Largely forgotten over the years, Lopez was 15 at the time of his arrest. He was one of several teenagers booked that night for a series of crimes in the area. He would later plead guilty to a lesser charge of robbing another jogger and served nearly four years in prison. Five other teens falsely convicted of assaulting Meili would become known as the Central Park Five. In 2002, the charges against them were overturned when DNA evidence linked someone else to the attack.

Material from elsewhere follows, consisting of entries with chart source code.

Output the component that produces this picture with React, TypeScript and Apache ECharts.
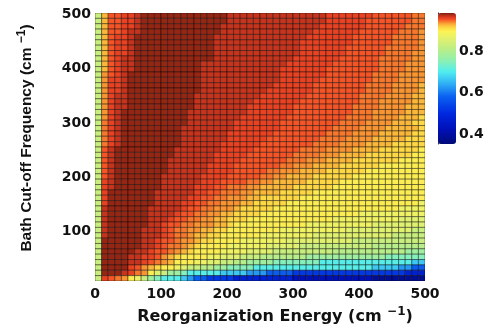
import React, { useEffect, useRef } from "react";
import * as echarts from "echarts";

const xTicks = [0, 100, 200, 300, 400, 500];
const yTicks = [100, 200, 300, 400, 500];
const barTicks = [0.4, 0.6, 0.8];
const colWidth = 10;
const rowCount = 50;
const yMin = 6;
const yMax = 500;

const levels: Record<string, number> = {
  a: 0.97, b: 0.96, c: 0.95, d: 0.943, e: 0.935, f: 0.928, g: 0.918, h: 0.905,
  i: 0.89, j: 0.87, k: 0.85, l: 0.82, m: 0.8, n: 0.77, o: 0.74, p: 0.7,
  q: 0.66, r: 0.62, s: 0.57, t: 0.52, u: 0.47, v: 0.42, w: 0.38,
};

// top row (500) first, ten groups of five cells each
const rows = [
  "lgddc cbaaa aaaaa aaaaa bbbbb bbbbb bbbbb ccccc ccddd dddee",
  "lgddc cbaaa aaaaa aaaaa bbbbb bbbbb bbbbb ccccc cdddd dddee",
  "lgddc cbaaa aaaaa aaaab bbbbb bbbbb bbbbc ccccc cdddd ddeee",
  "lgddc bbaaa aaaaa aaaab bbbbb bbbbb bbbcc ccccc ddddd deeef",
  "lgdcc baaaa aaaaa aaabb bbbbb bbbbb bbccc ccccd ddddd eeeef",
  "lgdcc baaaa aaaaa aaabb bbbbb bbbbb bcccc ccccd ddddd eeeef",
  "lgdcc baaaa aaaaa aaabb bbbbb bbbbb bcccc cccdd dddde eeeef",
  "lgdcc baaaa aaaaa aaabb bbbbb bbbbb bcccc cccdd dddde eeeff",
  "lgdcb baaaa aaaaa aaabb bbbbb bbbbb ccccc ccddd dddee eeeff",
  "lgdcb baaaa aaaaa abbbb bbbbb bbbbc ccccc cdddd dddee eefff",
  "lgdcb baaaa aaaaa abbbb bbbbb bbbcc ccccc ddddd dddee eefff",
  "lfdcb aaaaa aaaaa abbbb bbbbb bbbcc ccccc ddddd ddeee effff",
  "lfccb aaaaa aaaaa abbbb bbbbb bbbcc ccccd ddddd ddeee effff",
  "lfccb aaaaa aaaaa abbbb bbbbb bbccc cccdd ddddd deeee ffffg",
  "lfccb aaaaa aaaaa abbbb bbbbb bcccc cccdd ddddd deeee ffffg",
  "lfcbb aaaaa aaaaa bbbbb bbbbb ccccc ccddd ddddd eeeef fffgg",
  "lfcbb aaaaa aaaaa bbbbb bbbbc ccccc cdddd ddddd eeeff fffgg",
  "lfcbb aaaaa aaaaa bbbbb bbbcc ccccc ddddd dddde eeeff ffggg",
  "lfcba aaaaa aaaab bbbbb bbbcc ccccc ddddd dddde eefff ffggg",
  "lfcba aaaaa aaaab bbbbb bbccc ccccd ddddd dddee eefff fgggh",
  "lecba aaaaa aaaab bbbbb bcccc cccdd ddddd ddeee effff ggghh",
  "lecba aaaaa aaabb bbbbb bcccc cccdd ddddd deeee ffffg ggggh",
  "lecba aaaaa aaabb bbbbb ccccc ccddd ddddd eeeef fffgg ggghh",
  "lecba aaaaa aaabb bbbbb ccccc cdddd dddde eeeff ffggg gghhh",
  "lecba aaaaa aaabb bbbbc ccccc ddddd dddee eefff fgggg hhhhh",
  "ldbaa aaaaa aabbb bbbbc ccccd ddddd deeee ffffg ggghh hhhhi",
  "ldbaa aaaaa aabbb bbbcc cccdd ddddd eeeef ffggg ghhhh hhhii",
  "ldbaa aaaaa abbbb bbbcc ccddd dddde eefff ggggh hhhhh hiiii",
  "ldbaa aaaaa abbbb bbccc cdddd dddee fffgg gghhh hhhii iiiii",
  "ldbaa aaaaa abbbb bbccc cdddd deeff fgggg hhhhh hiiii iiiii",
  "ldbaa aaaaa bbbbb bcccc ddddd eeffg ggghh hhhhi iiiii iiiii",
  "lcbaa aaaaa bbbbb bcccd dddee ffggg gghhh hhiii iiiii iiiii",
  "lcbaa aaaaa bbbbb cccdd eeeff ggggg hhhhh hiiii iiiii iiiii",
  "lcaaa aaaab bbbbb ccdde eeffg ggghh hhhii iiiii iiiii iiiii",
  "lcaaa aaaab bbbbc cddee fffgg hhhhh hiiii iiiii iiiii iiiii",
  "lcaaa aaaab bbbcc ddeef ffggh hhhhi iiiii iiiii iiiii iiiij",
  "lbaaa aaabb bbbcd deeff fghhh hhiii iiiii iiiii iiiii ijjjj",
  "lbaaa aaabb bbcdd eeffg ghhhh iiiii iiiii iiiii jjjjj jjjjj",
  "lbaaa aaabb bcdde effgg hhhii iiiii iiiii ijjjj jjjjj jkkkk",
  "lbaaa aaabb cddee fffgg hiiii iiiii iijjj jjjjj jjkkk kkkkk",
  "lbaaa aabbb cdeef fgghh iiiii iiijj jjjjj jjjkk kkkkk kkkll",
  "lbaaa aabbb cdeef gghhi iiiii jjjjj jjjkk kkkkk kkkkk lllll",
  "laaaa aabbc ddeff ghhii iijjj jjjjk kkkkk kkkkl lllll lllll",
  "laaaa aabbc deefg hiiii jjjjj jkkkk kllll lllll llmmm mmmmm",
  "laaaa abbcd defgh iiiij jjjkk kklll lllll lmmmm mmmmm mmnnn",
  "laaaa bbccd fghii iijjk kklll mmmmm mmnnn nnnnn nnnno ooooo",
  "laaaa bbcde fgiii jjkkl lmmnn nnooo oooop ppppp ppppp pppqq",
  "laaaa cdfgh iijkl lmmnn oooop ppppp ppppp ppppp ppqqq qrrss",
  "laaab cefik lnnop ppppq qqqrr rssss ttttt ttttt ttttt ttuuu",
  "lcdef ijlno pppqr ssttt tuuuu uuuuu vvvvv vvvvv vvwww wwwww",
];

const colorStops: [number, string][] = [
  [0.349, "#000a78"], [0.42, "#0010b8"], [0.495, "#0028e0"], [0.575, "#0a60f0"],
  [0.638, "#30b0f5"], [0.694, "#50eef0"], [0.75, "#90f0b0"], [0.8, "#b8ee88"],
  [0.85, "#e0f070"], [0.887, "#fdf455"], [0.91, "#fdd040"], [0.93, "#f89030"],
  [0.945, "#f54a25"], [0.955, "#dc3a1f"], [0.965, "#b02e1a"], [0.975, "#7c1e0e"],
];

const barMin = colorStops[0][0];
const barMax = colorStops[colorStops.length - 1][0];

function sampleColor(v: number): string {
  for (let i = 1; i < colorStops.length; i++) {
    const [v0, c0] = colorStops[i - 1];
    const [v1, c1] = colorStops[i];
    if (v <= v1) {
      const t = (v - v0) / (v1 - v0);
      const ch = (s: string, k: number) => parseInt(s.slice(1 + k * 2, 3 + k * 2), 16);
      const mix = [0, 1, 2].map((k) => Math.round(ch(c0, k) + (ch(c1, k) - ch(c0, k)) * t));
      return `rgb(${mix.join(",")})`;
    }
  }
  return colorStops[colorStops.length - 1][1];
}

const ramp = Array.from({ length: 64 }, (_, i) => sampleColor(barMin + ((barMax - barMin) * i) / 63));
const rowStep = (yMax - yMin) / rowCount;

const cells: number[][] = [];
rows.forEach((row, r) => {
  row.replace(/ /g, "").split("").forEach((ch, c) => {
    cells.push([c * colWidth, yMax - (r + 1) * rowStep, levels[ch]]);
  });
});

const FONT = "'Liberation Sans', Arial, sans-serif";
const WIDE = "'DejaVu Sans', sans-serif";
const xTitleRich = {
  s: { fontFamily: WIDE, fontWeight: "bold" as const, fontSize: 12, color: "#111", verticalAlign: "top" as const, padding: [0, 0, 8, 0] },
  n: { fontFamily: WIDE, fontWeight: "bold" as const, fontSize: 16, color: "#111" },
};
const yTitleRich = {
  s: { fontFamily: FONT, fontWeight: "bold" as const, fontSize: 12, color: "#111", verticalAlign: "top" as const, padding: [0, 0, 8, 0] },
  n: { fontFamily: FONT, fontWeight: "bold" as const, fontSize: 15.5, color: "#111" },
};
const tickLabel = { fontFamily: WIDE, fontWeight: "bold", fontSize: 14, color: "#111" };

export default function App() {
  const ref = useRef<HTMLDivElement>(null);
  useEffect(() => {
    document.body.style.margin = "0";
    const chart = echarts.init(ref.current!, undefined, { renderer: "svg" });
    chart.setOption({
      animation: false,
      backgroundColor: "#fff",
      grid: [
        { left: 95, top: 13, width: 330, height: 268, outerBoundsMode: "none" },
        { left: 438, top: 13, width: 18, height: 131, outerBoundsMode: "none" },
      ],
      xAxis: [
        {
          type: "value", gridIndex: 0, min: 0, max: 500, interval: 100,
          axisLine: { show: false }, axisTick: { show: false }, splitLine: { show: false },
          axisLabel: { ...tickLabel, customValues: xTicks, margin: 5 },
          name: "{n|Reorganization Energy (cm }{s|−1}{n|)}",
          nameLocation: "middle", nameGap: 24,
          nameTextStyle: { padding: [0, 0, 0, 30], rich: xTitleRich },
        },
        { type: "value", gridIndex: 1, min: 0, max: 1, show: false },
      ],
      yAxis: [
        {
          type: "value", gridIndex: 0, min: yMin, max: yMax,
          axisLine: { show: false }, axisTick: { show: false }, splitLine: { show: false },
          axisLabel: { ...tickLabel, customValues: yTicks, margin: 4 },
          name: "{n|Bath Cut-off Frequency (cm }{s|−1}{n|)}",
          nameLocation: "middle", nameGap: 60, nameRotate: 90,
          nameTextStyle: { padding: [0, 0, 0, 18], rich: yTitleRich },
        },
        {
          type: "value", gridIndex: 1, position: "right", min: barMin, max: barMax,
          axisLine: { show: true, lineStyle: { color: "#223", width: 1 } },
          axisTick: { show: false }, splitLine: { show: false },
          axisLabel: {
            ...tickLabel, customValues: barTicks, margin: 3,
            formatter: (v: number) => v.toFixed(1),
          },
        },
      ],
      visualMap: {
        type: "continuous", seriesIndex: 0, dimension: 2, min: barMin, max: barMax,
        left: 438, top: 13, itemWidth: 18, itemHeight: 131, padding: 0,
        calculable: false, realtime: false, text: null, showLabel: false,
        inRange: { color: ramp }, borderColor: "#223", borderWidth: 0,
      },
      series: [
        {
          type: "custom", coordinateSystem: "cartesian2d", xAxisIndex: 0, yAxisIndex: 0,
          data: cells, encode: { x: 0, y: 1 }, clip: true,
          renderItem: (_: unknown, api: any) => {
            const p0 = api.coord([api.value(0), api.value(1)]);
            const p1 = api.coord([api.value(0) + colWidth, api.value(1) + rowStep]);
            return {
              type: "rect",
              shape: { x: p0[0], y: p1[1], width: p1[0] - p0[0], height: p0[1] - p1[1] },
              style: { fill: api.visual("color"), stroke: "rgba(0,0,0,0.42)", lineWidth: 1 },
            };
          },
        },
      ],
    });
    return () => chart.dispose();
  }, []);
  return <div ref={ref} style={{ position: "absolute", left: 0, top: 0, width: 491, height: 327, filter: "blur(0.4px)" }} />;
}
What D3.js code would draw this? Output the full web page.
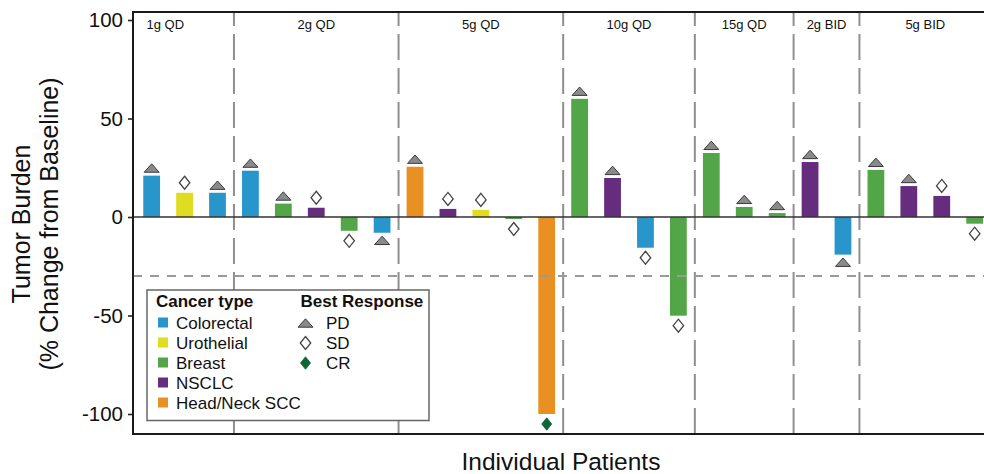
<!DOCTYPE html>
<html>
<head>
<meta charset="utf-8">
<script src="https://cdn.jsdelivr.net/npm/d3@7"></script>
<style>
  html, body { margin: 0; padding: 0; background: #fff; }
  svg { display: block; }
  text { font-family: "Liberation Sans", Arial, Helvetica, sans-serif; fill: #111; }
</style>
</head>
<body>
<svg id="chart" width="984" height="474"></svg>
<script>
// ---------------- data ----------------
const groups = ["1g QD", "2g QD", "5g QD", "10g QD", "15g QD", "2g BID", "5g BID"];
const groupSizes = [3, 5, 5, 4, 3, 2, 4];
const tumorChange = [
  21.0, 12.3, 12.3,
  23.5, 6.8, 4.7, -7.0, -8.0,
  25.5, 4.1, 3.6, -1.0, -100,
  60.0, 19.8, -15.6, -50.1,
  32.5, 5.1, 2.0,
  27.9, -19.1,
  23.9, 15.7, 10.7, -3.4
];
const cancerTypes = ["Colorectal", "Urothelial", "Breast", "NSCLC", "Head/Neck SCC"];
const patientCancer = [
  "Colorectal", "Urothelial", "Colorectal",
  "Colorectal", "Breast", "NSCLC", "Breast", "Colorectal",
  "Head/Neck SCC", "NSCLC", "Urothelial", "Breast", "Head/Neck SCC",
  "Breast", "NSCLC", "Colorectal", "Breast",
  "Breast", "Breast", "Breast",
  "NSCLC", "Colorectal",
  "Breast", "NSCLC", "NSCLC", "Breast"
];
const responseTypes = ["PD", "SD", "CR"];
const bestResponse = [
  "PD", "SD", "PD",
  "PD", "PD", "SD", "SD", "PD",
  "PD", "SD", "SD", "SD", "CR",
  "PD", "PD", "SD", "SD",
  "PD", "PD", "PD",
  "PD", "PD",
  "PD", "PD", "SD", "SD"
];
const yTicks = [100, 50, 0, -50, -100];
const yTickLabels = ["100", "50", "0", "-50", "-100"];
const thresholdValue = -30;

// ---------------- styles ----------------
const cancerColors = ["#2896cb", "#e0dc1f", "#53a647", "#662c7e", "#e89022"];
const color = d3.scaleOrdinal().domain(cancerTypes).range(cancerColors);

const svg = d3.select("#chart");
const plotLeft = 133, plotTop = 12, plotBottom = 434, plotRight = 992;

const n = tumorChange.length;
const x = d3.scaleBand().domain(d3.range(n)).range([135.2, 135.2 + n * 32.92]).padding(0);
const y = d3.scaleLinear().domain([-100, 100]).range([414, 20]);
const barW = x.bandwidth() * 0.51;
const cx = i => x(i) + x.bandwidth() / 2;

// group boundaries
const starts = [];
let acc = 0;
groupSizes.forEach(s => { starts.push(acc); acc += s; });

// vertical dashed dividers (drawn bottom -> top)
svg.append("g").selectAll("line")
  .data(starts.slice(1))
  .join("line")
  .attr("x1", d => x(d)).attr("x2", d => x(d))
  .attr("y1", plotBottom).attr("y2", plotTop)
  .attr("stroke", "#8f8f8f").attr("stroke-width", 2)
  .attr("stroke-dasharray", "26,8");

// group labels
svg.append("g").selectAll("text")
  .data(groups)
  .join("text")
  .attr("x", (d, i) => i === 0 ? plotLeft + 13.5 : (x(starts[i]) + (x(starts[i]) + groupSizes[i] * x.step())) / 2)
  .attr("y", 29)
  .attr("text-anchor", (d, i) => i === 0 ? "start" : "middle")
  .attr("font-size", 13)
  .text(d => d);

// bars
svg.append("g").selectAll("rect")
  .data(tumorChange)
  .join("rect")
  .attr("x", (d, i) => cx(i) - barW / 2)
  .attr("width", barW)
  .attr("y", d => Math.min(y(d), y(0)))
  .attr("height", d => Math.abs(y(d) - y(0)))
  .attr("fill", (d, i) => color(patientCancer[i]));

// threshold dashed line at -30
svg.append("line")
  .attr("x1", plotLeft).attr("x2", plotRight)
  .attr("y1", y(thresholdValue)).attr("y2", y(thresholdValue))
  .attr("stroke", "#9a9a9a").attr("stroke-width", 2)
  .attr("stroke-dasharray", "9,8");

// zero line
svg.append("line")
  .attr("x1", plotLeft).attr("x2", plotRight)
  .attr("y1", y(0)).attr("y2", y(0))
  .attr("stroke", "#333").attr("stroke-width", 1.6);

// marker shapes
function trianglePath(cx0, cy0) {
  const w = 15, h = 8.4;
  return `M${cx0 - w / 2},${cy0 + h / 2}L${cx0 + w / 2},${cy0 + h / 2}L${cx0},${cy0 - h / 2}Z`;
}
function diamondPath(cx0, cy0, w, h) {
  return `M${cx0},${cy0 - h / 2}L${cx0 + w / 2},${cy0}L${cx0},${cy0 + h / 2}L${cx0 - w / 2},${cy0}Z`;
}
function drawMarker(g, type, px, py) {
  if (type === "PD") {
    g.append("path").attr("d", trianglePath(px, py))
      .attr("fill", "#8a8a8a").attr("stroke", "#3a3a3a").attr("stroke-width", 1).attr("stroke-linejoin", "round");
  } else if (type === "SD") {
    g.append("path").attr("d", diamondPath(px, py, 10.5, 13))
      .attr("fill", "#fff").attr("stroke", "#444").attr("stroke-width", 1.3);
  } else {
    g.append("path").attr("d", diamondPath(px, py, 10, 12.5))
      .attr("fill", "#0e6637").attr("stroke", "#0e6637").attr("stroke-width", 0.8);
  }
}

const markers = svg.append("g");
tumorChange.forEach((v, i) => {
  const type = bestResponse[i];
  const off = type === "PD" ? 7.6 : 10;
  const py = v >= 0 ? y(v) - off : y(v) + off;
  drawMarker(markers, type, cx(i), py);
});

// y axis
const yAxis = svg.append("g")
  .attr("transform", `translate(${plotLeft},0)`)
  .call(d3.axisLeft(y).tickValues(yTicks).tickSize(5).tickPadding(5)
    .tickFormat((d, i) => yTickLabels[i]));
yAxis.select(".domain").remove();
yAxis.selectAll(".tick line").attr("stroke", "#222").attr("stroke-width", 1.6);
yAxis.selectAll(".tick text")
  .attr("font-size", 20.5)
  .attr("fill", "#111")
  .attr("font-family", "'Liberation Sans', Arial, Helvetica, sans-serif");

// frame
svg.append("path")
  .attr("d", `M${plotRight},${plotTop}H${plotLeft}V${plotBottom}H${plotRight}`)
  .attr("fill", "none").attr("stroke", "#1a1a1a").attr("stroke-width", 2);

// axis titles
const yTitle = ["Tumor Burden", "(% Change from Baseline)"];
svg.append("g").selectAll("text")
  .data(yTitle)
  .join("text")
  .attr("transform", (d, i) => `translate(${i === 0 ? 29.5 : 58},224) rotate(-90)`)
  .attr("text-anchor", "middle")
  .attr("font-size", 25)
  .text(d => d);

svg.append("text")
  .attr("x", 561).attr("y", 469.5)
  .attr("text-anchor", "middle")
  .attr("font-size", 24.5)
  .text("Individual Patients");

// legend
const lg = svg.append("g");
lg.append("rect")
  .attr("x", 147).attr("y", 290).attr("width", 282).attr("height", 130.5)
  .attr("fill", "#fff").attr("stroke", "#666").attr("stroke-width", 1.5);
lg.append("text").attr("x", 156).attr("y", 306.7)
  .attr("font-size", 17).attr("font-weight", "bold").text("Cancer type");
lg.append("text").attr("x", 300.5).attr("y", 306.7)
  .attr("font-size", 17).attr("font-weight", "bold").text("Best Response");
cancerTypes.forEach((c, i) => {
  const cy0 = 322.5 + i * 20;
  lg.append("rect").attr("x", 158).attr("y", cy0 - 5).attr("width", 10).attr("height", 10)
    .attr("fill", color(c));
  lg.append("text").attr("x", 176).attr("y", cy0 + 6).attr("font-size", 17).text(c);
});
responseTypes.forEach((r, i) => {
  const cy0 = 323 + i * 20;
  drawMarker(lg, r, 305.5, cy0);
  lg.append("text").attr("x", 326).attr("y", cy0 + 5.8).attr("font-size", 17).text(r);
});
</script>
</body>
</html>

On Monday (July 25), New York State Supreme Court Judge Ellen Biben overturned Lopez’s conviction. “We talk about the Central Park Five, the Exonerated Five, but there were six people on that indictment,” Manhattan district attorney Alvin Bragg told the New York Times. “And the other five who were charged, their convictions were vacated. And it’s now time to have Mr. Lopez’s charge vacated.”
Present in court on Monday, Lopez, now 48, listened as his lawyer, Eric Shapiro Lopez, reviewed the case. No physical evidence was ever linked to Lopez, and original statements made to police about Lopez’s involvement in the crimes were recanted.
“What happened to you was a profound injustice and an American injustice,” his lawyer said. “They say justice delayed is justice denied and I’m sorry we’ve had to wait for 30 years.”